### What is asked
Leave out the pictures, and retype only the lines from the beginning of the material through the line that contains "const epsSh = 0.008;", including both.

— START OF Available data —

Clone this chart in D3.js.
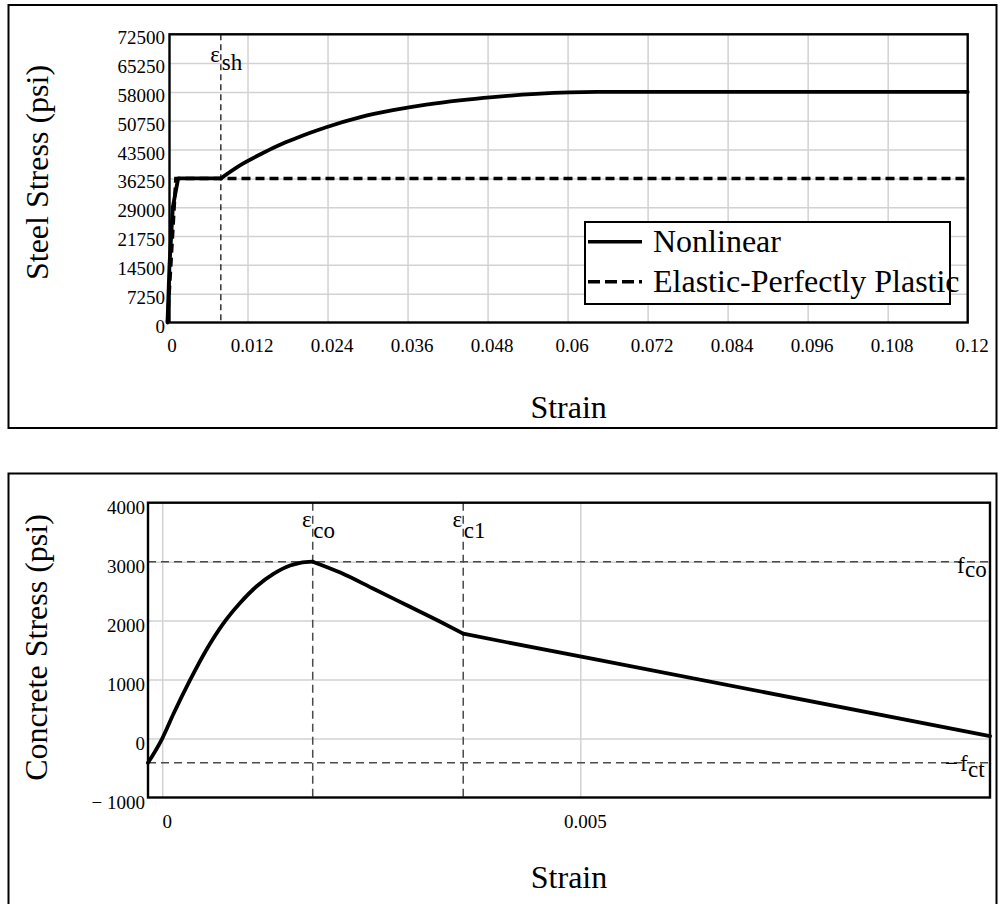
<!DOCTYPE html>
<html>
<head>
<meta charset="utf-8">
<script src="https://cdn.jsdelivr.net/npm/d3@7"></script>
<style>
  body { margin: 0; background: #fff; }
  svg { display: block; }
  text { font-family: "Liberation Serif", "Times New Roman", serif; fill: #000; }
</style>
</head>
<body>
<svg id="chart" width="1003" height="904"></svg>
<script>
// ---------- Steel: stress-strain ----------
const steelStrainTicks = [0, 0.012, 0.024, 0.036, 0.048, 0.06, 0.072, 0.084, 0.096, 0.108, 0.12];
const steelStrainLabels = ["0", "0.012", "0.024", "0.036", "0.048", "0.06", "0.072", "0.084", "0.096", "0.108", "0.12"];
const steelStressTicks = [0, 7250, 14500, 21750, 29000, 36250, 43500, 50750, 58000, 65250, 72500];
const steelStressLabels = ["0", "7250", "14500", "21750", "29000", "36250", "43500", "50750", "58000", "65250", "72500"];

// Nonlinear steel curve (strain, psi): elastic rise and yield plateau
const plateauStrain = [0, 0.0003, 0.0008, 0.0016, 0.0080];
const plateauStress = [0, 14500, 29000, 36250, 36250];
// strain-hardening branch up to ultimate, then flat
const hardeningStrain = [0.0080, 0.0113, 0.0138, 0.0163, 0.0188, 0.0213, 0.0238,
  0.0288, 0.0338, 0.0388, 0.0438, 0.0488, 0.0553, 0.0644, 0.12];
const hardeningStress = [36250, 39950, 42200, 44280, 46030, 47650, 49120,
  51600, 53400, 54820, 55900, 56720, 57500, 58000, 58000];

// Elastic-perfectly plastic curve
const eppStrain = [0, 0.00125, 0.12];
const eppStress = [0, 36250, 36250];

const epsSh = 0.008;

// ---------- Concrete: stress-strain ----------
const concreteStrainTicks = [0, 0.005];
const concreteStrainLabels = ["0", "0.005"];
const concreteStressTicks = [-1000, 0, 1000, 2000, 3000, 4000];
const concreteStressLabels = ["\u2212 1000", "0", "1000", "2000", "3000", "4000"];

// tension + ascending branch up to the peak
const ascendStrain = [-0.00017, 0, 0.000135, 0.000334, 0.000534, 0.000732, 0.000931, 0.00113, 0.00133,
  0.00153, 0.00165, 0.0018];
const ascendStress = [-411, 0, 420, 995, 1520, 1955, 2300, 2583, 2792, 2935, 2980, 3000];
// softening branch from the peak to eps_c1
const softenStrain = [0.0018, 0.00213, 0.00252, 0.00292, 0.00332, 0.0036];
const softenStress = [3000, 2815, 2545, 2265, 1985, 1779];
// residual branch
const residualStrain = [0.0036, 0.00412, 0.00523, 0.0099];
const residualStress = [1779, 1633, 1330, 42];

const epsCo = 0.0018;
const epsC1 = 0.0036;
const fCo = 3000;
const fCt = -411;

const svg = d3.select("#chart");
const GRID = "#d2d2d2";
const REF = "#4a4a4a";

const zip = (xsArr, ysArr) => xsArr.map((v, i) => [v, ysArr[i]]);

// Outer panel frames
svg.append("rect").attr("x", 8.5).attr("y", 5).attr("width", 988).attr("height", 423)
  .attr("fill", "none").attr("stroke", "#000").attr("stroke-width", 2);
svg.append("rect").attr("x", 8.5).attr("y", 473.5).attr("width", 988).attr("height", 440)
  .attr("fill", "none").attr("stroke", "#000").attr("stroke-width", 2);

function styleAxisText(g, dx, dy, anchor) {
  g.select(".domain").remove();
  g.selectAll(".tick line").remove();
  g.selectAll(".tick text")
    .attr("dy", null).attr("x", dx).attr("y", dy)
    .attr("text-anchor", anchor)
    .style("font-size", "19px");
}

function gridLines(g, axis) {
  g.call(axis);
  g.select(".domain").remove();
  g.selectAll(".tick text").remove();
  g.selectAll(".tick line").attr("stroke", GRID).attr("stroke-width", 1.5);
}

function curvePath(data, line, width) {
  return svg.append("path").datum(data).attr("d", line)
    .attr("fill", "none").attr("stroke", "#000").attr("stroke-width", width)
    .attr("stroke-linejoin", "round").attr("stroke-linecap", "round");
}

// ================= Steel panel =================
const s = { left: 169.5, right: 967.7, top: 34.3, bottom: 322.5 };
const xs = d3.scaleLinear().domain([0, 0.12]).range([167.5, s.right]);
const ys = d3.scaleLinear().domain([0, 72500]).range([s.bottom, s.top]);

gridLines(svg.append("g").attr("transform", `translate(0,${s.bottom})`),
  d3.axisBottom(xs).tickValues(steelStrainTicks.slice(1, -1)).tickSize(-(s.bottom - s.top)));
gridLines(svg.append("g").attr("transform", `translate(${s.left},0)`),
  d3.axisLeft(ys).tickValues(steelStressTicks.slice(1, -1)).tickSize(-(s.right - s.left)));

// strain-hardening onset marker
svg.append("line")
  .attr("x1", xs(epsSh)).attr("x2", xs(epsSh)).attr("y1", s.top).attr("y2", s.bottom)
  .attr("stroke", "#000").attr("stroke-width", 1.2).attr("stroke-dasharray", "6,4");

const steelLinear = d3.line().x(d => xs(d[0])).y(d => ys(d[1]));
const steelSmooth = d3.line().x(d => xs(d[0])).y(d => ys(d[1])).curve(d3.curveMonotoneX);
svg.append("path")
  .datum(zip(eppStrain, eppStress))
  .attr("d", steelLinear).attr("fill", "none").attr("stroke", "#000")
  .attr("stroke-width", 3.5).attr("stroke-dasharray", "9,5");
curvePath(zip(plateauStrain, plateauStress), steelLinear, 3.8);
curvePath(zip(hardeningStrain, hardeningStress), steelSmooth, 3.8);

svg.append("rect").attr("x", s.left).attr("y", s.top)
  .attr("width", s.right - s.left).attr("height", s.bottom - s.top)
  .attr("fill", "none").attr("stroke", "#000").attr("stroke-width", 2.4);

svg.append("g").attr("transform", `translate(0,${s.bottom})`)
  .call(d3.axisBottom(xs).tickValues(steelStrainTicks).tickFormat((d, i) => steelStrainLabels[i]))
  .call(g => styleAxisText(g, 4, 29.5, "middle"));
svg.append("g").attr("transform", `translate(${s.left},0)`)
  .call(d3.axisLeft(ys).tickValues(steelStressTicks).tickFormat((d, i) => steelStressLabels[i]))
  .call(g => styleAxisText(g, -4.5, 9.5, "end"));

// epsilon_sh label
const shLab = svg.append("g").style("font-size", "23px");
shLab.append("text").attr("x", xs(epsSh) - 1).attr("y", s.top + 27.5).attr("text-anchor", "end").text("\u03b5");
shLab.append("text").attr("x", xs(epsSh) + 1).attr("y", s.top + 35.7).text("sh");

// legend
const lg = svg.append("g");
lg.append("rect").attr("x", 585).attr("y", 222).attr("width", 365).attr("height", 82)
  .attr("fill", "#fff").attr("stroke", "#000").attr("stroke-width", 2);
lg.append("line").attr("x1", 588).attr("x2", 642).attr("y1", 241.7).attr("y2", 241.7)
  .attr("stroke", "#000").attr("stroke-width", 3.5);
lg.append("line").attr("x1", 588).attr("x2", 642).attr("y1", 281.7).attr("y2", 281.7)
  .attr("stroke", "#000").attr("stroke-width", 3.5).attr("stroke-dasharray", "12,5");
lg.append("text").attr("x", 653).attr("y", 252).style("font-size", "32px").text("Nonlinear");
lg.append("text").attr("x", 653).attr("y", 292).style("font-size", "32px").text("Elastic-Perfectly Plastic");

// axis titles
svg.append("text").attr("transform", "translate(48,172.5) rotate(-90)")
  .attr("text-anchor", "middle").style("font-size", "32px").text("Steel Stress (psi)");
svg.append("text").attr("x", (s.left + s.right) / 2).attr("y", 418)
  .attr("text-anchor", "middle").style("font-size", "32px").text("Strain");

// ================= Concrete panel =================
const c = { left: 148, right: 990, top: 502.7, bottom: 797.5 };
const xc = d3.scaleLinear().domain([-0.00017, 0.0099]).range([c.left, c.right]);
const yc = d3.scaleLinear().domain([-1000, 4000]).range([c.bottom, c.top]);

gridLines(svg.append("g").attr("transform", `translate(0,${c.bottom})`),
  d3.axisBottom(xc).tickValues(concreteStrainTicks).tickSize(-(c.bottom - c.top)));
gridLines(svg.append("g").attr("transform", `translate(${c.left},0)`),
  d3.axisLeft(yc).tickValues(concreteStressTicks.slice(1, -1)).tickSize(-(c.right - c.left)));

// reference lines
const refs = svg.append("g").attr("stroke", REF).attr("stroke-width", 1.5).attr("stroke-dasharray", "8,5");
[epsCo, epsC1].forEach(e => refs.append("line")
  .attr("x1", xc(e)).attr("x2", xc(e)).attr("y1", c.top).attr("y2", c.bottom));
[fCo, fCt].forEach(f => refs.append("line")
  .attr("x1", c.left).attr("x2", c.right).attr("y1", yc(f)).attr("y2", yc(f)));

const concLinear = d3.line().x(d => xc(d[0])).y(d => yc(d[1]));
const concSmooth = d3.line().x(d => xc(d[0])).y(d => yc(d[1])).curve(d3.curveMonotoneX);
curvePath(zip(ascendStrain, ascendStress), concSmooth, 3.8);
curvePath(zip(softenStrain, softenStress), concSmooth, 3.8);
curvePath(zip(residualStrain, residualStress), concLinear, 3.8);

svg.append("rect").attr("x", c.left).attr("y", c.top)
  .attr("width", c.right - c.left).attr("height", c.bottom - c.top)
  .attr("fill", "none").attr("stroke", "#000").attr("stroke-width", 2.4);

svg.append("g").attr("transform", `translate(0,${c.bottom})`)
  .call(d3.axisBottom(xc).tickValues(concreteStrainTicks).tickFormat((d, i) => concreteStrainLabels[i]))
  .call(g => styleAxisText(g, 4.5, 30.5, "middle"));
svg.append("g").attr("transform", `translate(${c.left},0)`)
  .call(d3.axisLeft(yc).tickValues(concreteStressTicks).tickFormat((d, i) => concreteStressLabels[i]))
  .call(g => styleAxisText(g, -3, 11, "end"));

// reference labels
const cl = svg.append("g").style("font-size", "23px");
cl.append("text").attr("x", xc(epsCo) - 1).attr("y", c.top + 24.3).attr("text-anchor", "end").text("\u03b5");
cl.append("text").attr("x", xc(epsCo) + 0.5).attr("y", c.top + 35.6).text("co");
cl.append("text").attr("x", xc(epsC1) - 1).attr("y", c.top + 24.3).attr("text-anchor", "end").text("\u03b5");
cl.append("text").attr("x", xc(epsC1) + 0.5).attr("y", c.top + 35.6).text("c1");
cl.append("text").attr("x", 957).attr("y", yc(fCo) + 11).text("f");
cl.append("text").attr("x", 965).attr("y", yc(fCo) + 15).text("co");
cl.append("text").attr("x", 958).attr("y", yc(fCt) + 8).attr("text-anchor", "end").text("\u2212");
cl.append("text").attr("x", 960).attr("y", yc(fCt) + 8).text("f");
cl.append("text").attr("x", 968).attr("y", yc(fCt) + 14.5).text("ct");

svg.append("text").attr("transform", "translate(47,647.5) rotate(-90)")
  .attr("text-anchor", "middle").style("font-size", "32px").text("Concrete Stress (psi)");
svg.append("text").attr("x", (c.left + c.right) / 2).attr("y", 888)
  .attr("text-anchor", "middle").style("font-size", "32px").text("Strain");
</script>
</body>
</html>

— END OF Available data —

### Written answer
Clone this chart in D3.js.
<!DOCTYPE html>
<html>
<head>
<meta charset="utf-8">
<script src="https://cdn.jsdelivr.net/npm/d3@7"></script>
<style>
  body { margin: 0; background: #fff; }
  svg { display: block; }
  text { font-family: "Liberation Serif", "Times New Roman", serif; fill: #000; }
</style>
</head>
<body>
<svg id="chart" width="1003" height="904"></svg>
<script>
// ---------- Steel: stress-strain ----------
const steelStrainTicks = [0, 0.012, 0.024, 0.036, 0.048, 0.06, 0.072, 0.084, 0.096, 0.108, 0.12];
const steelStrainLabels = ["0", "0.012", "0.024", "0.036", "0.048", "0.06", "0.072", "0.084", "0.096", "0.108", "0.12"];
const steelStressTicks = [0, 7250, 14500, 21750, 29000, 36250, 43500, 50750, 58000, 65250, 72500];
const steelStressLabels = ["0", "7250", "14500", "21750", "29000", "36250", "43500", "50750", "58000", "65250", "72500"];

// Nonlinear steel curve (strain, psi): elastic rise and yield plateau
const plateauStrain = [0, 0.0003, 0.0008, 0.0016, 0.0080];
const plateauStress = [0, 14500, 29000, 36250, 36250];
// strain-hardening branch up to ultimate, then flat
const hardeningStrain = [0.0080, 0.0113, 0.0138, 0.0163, 0.0188, 0.0213, 0.0238,
  0.0288, 0.0338, 0.0388, 0.0438, 0.0488, 0.0553, 0.0644, 0.12];
const hardeningStress = [36250, 39950, 42200, 44280, 46030, 47650, 49120,
  51600, 53400, 54820, 55900, 56720, 57500, 58000, 58000];

// Elastic-perfectly plastic curve
const eppStrain = [0, 0.00125, 0.12];
const eppStress = [0, 36250, 36250];

const epsSh = 0.008;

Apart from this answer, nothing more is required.